Joe’s experience is exactly what they were aiming for. Because, at the end of the day, JPMorgan started collecting some significant fees from his account. (It’s well worth it, thought Joe. As long as they can make me more money)
What these guys are saying literally means nothing. It’s gobbledygook.
What if they said, “A diversified portfolio of stocks and bonds will serve you well over time. You need to stick to a plan.”
While it’s an accurate statement, how is JPMorgan going to attract new clients? They look the same as everyone else. They have to sound fancy. They have to make it complicated.
With my own clients I utilize understandable, long-term strategies that work. A diversified and balanced portfolio of stocks and bonds works. Period.
Now I don’t think these analysts and mutual fund managers have evil motives. I’m sure that they genuinely think they are helping people. I’m sure they believe that people who put money into their mutual funds will make more money. But these people don’t make more money. There is ample academic evidence to prove this point.
It really is a bad situation. Financial institutions know that they can make a lot of money from your portfolio. They will do anything they can do to get their fees. It creates this massive world of financial advice that is contradictory and overly complex.
CNBC figured out that people, trying to understand their investments more, will watch its channel all day. CNBC couldn’t care less if its “advice” helps you.
That’s right. There is no reason for CNBC to exist. I know this might be a shock, but it is true.

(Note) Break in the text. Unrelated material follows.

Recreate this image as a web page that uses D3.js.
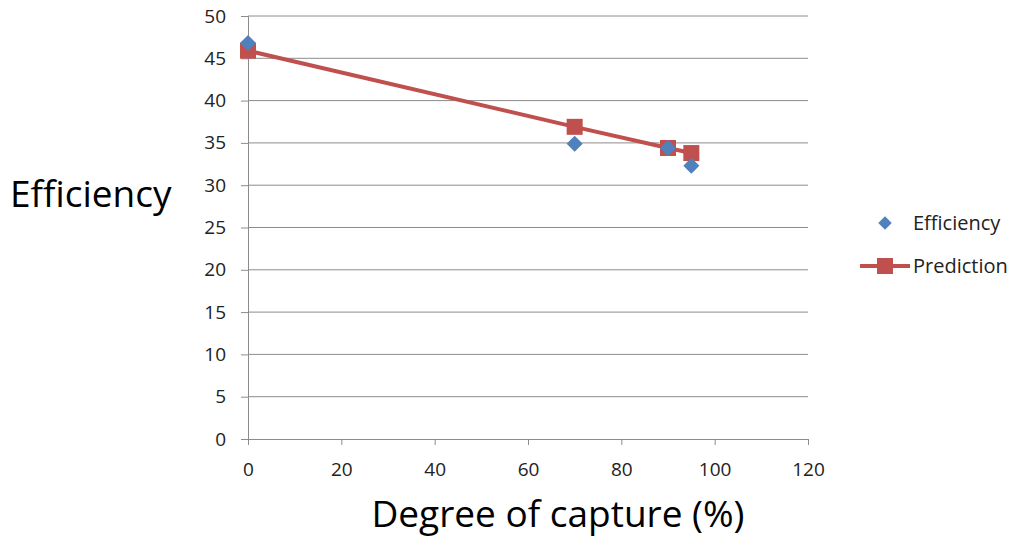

There is no reason for Money magazine to exist. They are just taking advantage of the same situation. If people are confused, they will buy a magazine titled, “Top 10 Mutual Funds for Retirement Income.”
Money magazine makes money. Mutual fund companies make money. You do not. You get more confused and make more emotional decisions.
The whole thing is a complete mess. And there is no way to fix it (unless you read my book and read these newsletters). Heck, I’d give these books away for free if it helped someone escape this fate.
Going forward, if you hear anything like this, you can laugh and say, “I’m on to you.”